Looking back, what do you think was the greatest shortcoming associated with vaccine development and/or distribution?

JG: We probably spent too much time focusing on the absolute number of doses we can produce and much less time thinking about all the other end-to-end requirements which are critical for deploying them in a trusted and equitable manner. Communication with public stakeholders has been particularly problematic, especially in countries where the messages have been distorted by politics and self-serving agendas.

How can we keep children safe and in school while accelerating the pediatric vaccine development and approval process?

JG: Keeping children safe in this pandemic remains a conundrum. We are fortunate that children are less likely to sustain the severe consequences of the virus variants that are circulating so far, but they are certainly not immune to infection and can serve as sources of transmission to other, more vulnerable, people. I hope that children can return to school even if that means that masking is necessary, since we are paying a dear price for the disruption to their education and social development during these important years.

Are mRNA vaccines a quantum leap in vaccine R&D? What additional potential do they hold to create effective vaccines against other pathogens?

JG: We are extremely fortunate that the mRNA vaccine platforms have proven to be so useful for eliciting immunity to the SARS-CoV-2 spike protein. The spike protein is apparently a powerful antigen, and we are taking advantage of that across the portfolio of nearly all the relevant SARS-CoV-2 vaccines. It is premature to predict whether or not an mRNA approach will be useful for other viral infections, but it’s highly likely that the lessons learned from successful vaccines in this pandemic will inform future development.

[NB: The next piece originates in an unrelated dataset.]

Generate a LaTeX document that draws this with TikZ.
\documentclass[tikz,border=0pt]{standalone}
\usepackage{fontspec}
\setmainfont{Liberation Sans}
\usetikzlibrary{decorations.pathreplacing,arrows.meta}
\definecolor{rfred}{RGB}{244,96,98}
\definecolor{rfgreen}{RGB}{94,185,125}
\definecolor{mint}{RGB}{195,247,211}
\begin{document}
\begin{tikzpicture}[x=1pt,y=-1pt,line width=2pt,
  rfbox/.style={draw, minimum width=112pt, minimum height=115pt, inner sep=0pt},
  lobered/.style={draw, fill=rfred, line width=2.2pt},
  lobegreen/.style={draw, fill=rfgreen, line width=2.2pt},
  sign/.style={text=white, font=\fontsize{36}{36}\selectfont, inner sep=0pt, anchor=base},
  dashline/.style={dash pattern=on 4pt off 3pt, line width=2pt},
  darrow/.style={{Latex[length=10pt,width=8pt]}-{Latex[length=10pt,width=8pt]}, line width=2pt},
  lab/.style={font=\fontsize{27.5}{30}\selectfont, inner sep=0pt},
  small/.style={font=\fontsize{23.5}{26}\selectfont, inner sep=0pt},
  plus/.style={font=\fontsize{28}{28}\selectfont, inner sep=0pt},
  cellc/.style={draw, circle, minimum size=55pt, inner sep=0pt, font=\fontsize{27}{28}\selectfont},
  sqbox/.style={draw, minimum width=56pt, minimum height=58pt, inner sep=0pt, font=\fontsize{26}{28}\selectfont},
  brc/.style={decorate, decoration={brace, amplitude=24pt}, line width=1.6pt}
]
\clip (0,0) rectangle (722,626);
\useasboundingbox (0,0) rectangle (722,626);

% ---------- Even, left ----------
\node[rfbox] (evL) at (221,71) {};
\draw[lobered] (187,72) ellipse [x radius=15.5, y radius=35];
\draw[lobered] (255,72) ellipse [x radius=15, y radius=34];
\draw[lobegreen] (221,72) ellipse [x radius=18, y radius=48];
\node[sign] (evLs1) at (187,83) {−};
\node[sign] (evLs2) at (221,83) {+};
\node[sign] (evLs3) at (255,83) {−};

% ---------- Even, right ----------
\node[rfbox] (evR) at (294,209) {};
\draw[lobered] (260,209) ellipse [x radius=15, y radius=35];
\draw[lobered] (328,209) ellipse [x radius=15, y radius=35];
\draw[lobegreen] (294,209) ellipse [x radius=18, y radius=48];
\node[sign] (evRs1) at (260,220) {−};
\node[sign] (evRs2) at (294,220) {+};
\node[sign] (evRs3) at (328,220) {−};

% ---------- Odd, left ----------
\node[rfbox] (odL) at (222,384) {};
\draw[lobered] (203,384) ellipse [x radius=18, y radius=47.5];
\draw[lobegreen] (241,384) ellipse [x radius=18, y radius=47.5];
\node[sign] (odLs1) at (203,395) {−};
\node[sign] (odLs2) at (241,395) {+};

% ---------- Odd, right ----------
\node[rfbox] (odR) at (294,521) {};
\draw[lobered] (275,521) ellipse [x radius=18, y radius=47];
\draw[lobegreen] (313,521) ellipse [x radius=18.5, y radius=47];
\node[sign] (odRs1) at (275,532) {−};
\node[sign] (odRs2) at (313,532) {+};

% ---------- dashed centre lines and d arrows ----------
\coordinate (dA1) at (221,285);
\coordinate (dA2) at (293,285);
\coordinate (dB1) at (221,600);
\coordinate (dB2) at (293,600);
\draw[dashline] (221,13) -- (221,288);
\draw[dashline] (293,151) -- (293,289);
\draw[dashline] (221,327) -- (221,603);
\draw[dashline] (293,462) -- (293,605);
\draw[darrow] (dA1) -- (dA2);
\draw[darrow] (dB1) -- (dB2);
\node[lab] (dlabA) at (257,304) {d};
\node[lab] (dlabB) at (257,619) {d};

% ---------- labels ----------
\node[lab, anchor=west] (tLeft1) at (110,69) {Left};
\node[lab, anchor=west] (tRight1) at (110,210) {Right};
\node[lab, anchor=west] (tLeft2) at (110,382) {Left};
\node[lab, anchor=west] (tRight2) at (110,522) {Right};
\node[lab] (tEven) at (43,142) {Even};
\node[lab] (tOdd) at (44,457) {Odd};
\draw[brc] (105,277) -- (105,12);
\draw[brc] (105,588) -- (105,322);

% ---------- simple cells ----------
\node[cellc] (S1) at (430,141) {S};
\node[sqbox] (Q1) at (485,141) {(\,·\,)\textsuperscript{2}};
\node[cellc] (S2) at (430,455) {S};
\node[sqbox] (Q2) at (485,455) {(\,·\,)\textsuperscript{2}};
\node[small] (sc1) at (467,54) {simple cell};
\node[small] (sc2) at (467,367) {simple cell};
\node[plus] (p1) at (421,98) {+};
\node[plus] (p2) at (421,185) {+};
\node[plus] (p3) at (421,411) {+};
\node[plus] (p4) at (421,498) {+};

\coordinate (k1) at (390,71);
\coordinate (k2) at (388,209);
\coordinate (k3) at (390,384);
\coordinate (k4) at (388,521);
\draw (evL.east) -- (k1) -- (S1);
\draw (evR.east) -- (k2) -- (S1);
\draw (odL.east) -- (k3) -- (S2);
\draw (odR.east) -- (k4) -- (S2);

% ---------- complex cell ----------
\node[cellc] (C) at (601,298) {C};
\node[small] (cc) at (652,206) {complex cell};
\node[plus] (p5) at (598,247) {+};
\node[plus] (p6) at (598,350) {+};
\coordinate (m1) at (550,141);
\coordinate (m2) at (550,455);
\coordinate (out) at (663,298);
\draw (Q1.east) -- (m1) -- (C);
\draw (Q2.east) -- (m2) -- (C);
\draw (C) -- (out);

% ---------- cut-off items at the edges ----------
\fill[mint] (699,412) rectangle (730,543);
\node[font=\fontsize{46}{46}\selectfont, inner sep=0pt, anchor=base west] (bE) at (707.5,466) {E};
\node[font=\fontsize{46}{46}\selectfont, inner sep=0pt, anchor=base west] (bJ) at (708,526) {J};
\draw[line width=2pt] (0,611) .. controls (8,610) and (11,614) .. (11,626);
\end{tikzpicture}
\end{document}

What can be done to lower the high cost of mRNA vaccines?

JG: The cost of making vaccines improves with increases in the yield and speed of manufacturing. The more doses that are made, the lower the fixed costs per dose. Supply chain and distribution efficiency are also critical factors. Single-dose vaccines, vaccines formulated to allow prolonged storage, and those packaged in the smallest possible footprint will help lower costs as well. Skin patches or oral vaccines could also help.

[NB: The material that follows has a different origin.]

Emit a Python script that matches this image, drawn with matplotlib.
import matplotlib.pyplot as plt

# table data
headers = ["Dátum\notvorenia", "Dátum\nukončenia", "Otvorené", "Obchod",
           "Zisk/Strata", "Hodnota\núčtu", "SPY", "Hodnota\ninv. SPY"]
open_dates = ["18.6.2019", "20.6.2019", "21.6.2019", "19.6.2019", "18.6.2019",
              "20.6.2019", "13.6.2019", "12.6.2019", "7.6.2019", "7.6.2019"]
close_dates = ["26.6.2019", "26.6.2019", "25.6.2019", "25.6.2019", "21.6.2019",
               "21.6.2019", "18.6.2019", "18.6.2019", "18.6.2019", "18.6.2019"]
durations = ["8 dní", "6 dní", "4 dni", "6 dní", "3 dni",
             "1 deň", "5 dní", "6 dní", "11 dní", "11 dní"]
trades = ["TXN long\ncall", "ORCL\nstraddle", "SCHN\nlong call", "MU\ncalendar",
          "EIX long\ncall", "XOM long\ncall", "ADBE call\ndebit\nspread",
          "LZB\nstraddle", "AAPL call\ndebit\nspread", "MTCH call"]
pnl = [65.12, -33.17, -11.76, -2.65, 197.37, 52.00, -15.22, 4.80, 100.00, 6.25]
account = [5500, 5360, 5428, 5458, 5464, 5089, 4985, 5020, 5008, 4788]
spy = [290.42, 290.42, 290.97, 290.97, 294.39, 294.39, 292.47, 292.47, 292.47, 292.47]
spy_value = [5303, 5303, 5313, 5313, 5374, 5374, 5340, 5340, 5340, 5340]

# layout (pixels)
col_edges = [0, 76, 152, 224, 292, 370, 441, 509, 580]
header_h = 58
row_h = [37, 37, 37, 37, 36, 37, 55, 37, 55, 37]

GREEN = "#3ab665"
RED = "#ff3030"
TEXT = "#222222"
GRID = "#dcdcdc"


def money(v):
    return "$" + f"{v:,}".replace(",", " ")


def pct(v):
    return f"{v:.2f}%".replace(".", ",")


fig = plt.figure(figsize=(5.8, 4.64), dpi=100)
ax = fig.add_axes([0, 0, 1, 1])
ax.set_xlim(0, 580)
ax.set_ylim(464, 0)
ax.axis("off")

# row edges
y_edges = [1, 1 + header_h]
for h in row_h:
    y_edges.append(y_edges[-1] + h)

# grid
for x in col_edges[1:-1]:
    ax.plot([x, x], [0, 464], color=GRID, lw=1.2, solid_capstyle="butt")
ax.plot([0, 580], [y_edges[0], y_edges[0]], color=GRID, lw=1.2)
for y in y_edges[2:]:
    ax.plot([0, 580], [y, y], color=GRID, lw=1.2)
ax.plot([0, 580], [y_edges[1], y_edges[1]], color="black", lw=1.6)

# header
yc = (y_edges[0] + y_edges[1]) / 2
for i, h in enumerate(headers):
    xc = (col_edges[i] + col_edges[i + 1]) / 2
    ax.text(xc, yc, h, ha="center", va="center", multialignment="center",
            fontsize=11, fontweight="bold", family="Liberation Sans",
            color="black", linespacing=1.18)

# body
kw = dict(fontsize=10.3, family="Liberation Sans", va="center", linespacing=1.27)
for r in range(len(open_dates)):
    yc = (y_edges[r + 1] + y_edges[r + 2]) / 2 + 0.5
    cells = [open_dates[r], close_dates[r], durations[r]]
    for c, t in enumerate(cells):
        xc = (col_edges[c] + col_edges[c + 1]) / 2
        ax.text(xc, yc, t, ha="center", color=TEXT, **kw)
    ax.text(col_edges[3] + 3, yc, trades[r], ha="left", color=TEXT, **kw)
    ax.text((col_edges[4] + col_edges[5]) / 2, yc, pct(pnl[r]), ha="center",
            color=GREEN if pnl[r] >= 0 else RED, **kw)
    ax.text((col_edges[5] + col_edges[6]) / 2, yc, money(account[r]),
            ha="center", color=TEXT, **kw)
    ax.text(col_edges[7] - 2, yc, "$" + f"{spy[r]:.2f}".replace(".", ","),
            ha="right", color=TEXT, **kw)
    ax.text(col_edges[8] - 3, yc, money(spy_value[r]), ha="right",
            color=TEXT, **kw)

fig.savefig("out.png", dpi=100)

What can we do to counter the anti-vaccine movement?

JG: There are many factors behind vaccine hesitancy. Cultural, religious and medical reasons can prevent individuals from getting vaccinated—including long-standing mistrust of science and the government. That’s especially an issue in some African American communities.

But more important factors are misinformation—false information that is disseminated without intent to deceive—and even worse, disinformation—deliberately false information intended to deceive, confuse or influence. Political motivations are certainly conspicuous accelerants of their spread on social media. The tragic consequence is that the pandemic continues to propagate and the socioeconomic impact mounts.

Public health schools have been deeply involved in the pandemic. How do you see such contributions expanding and evolving?

JG: Schools have an opportunity to conduct the research and teaching necessary to move us to an advanced framework that reflects our new reality. Our strategic doctrine needs to move from containment to a doctrine that puts much more emphasis on prediction and preemption. Interdisciplinary programs with concentrations in, for example, geospatial monitoring, data sciences, risk com-munications and behavioral economics are all relevant areas for inclusion.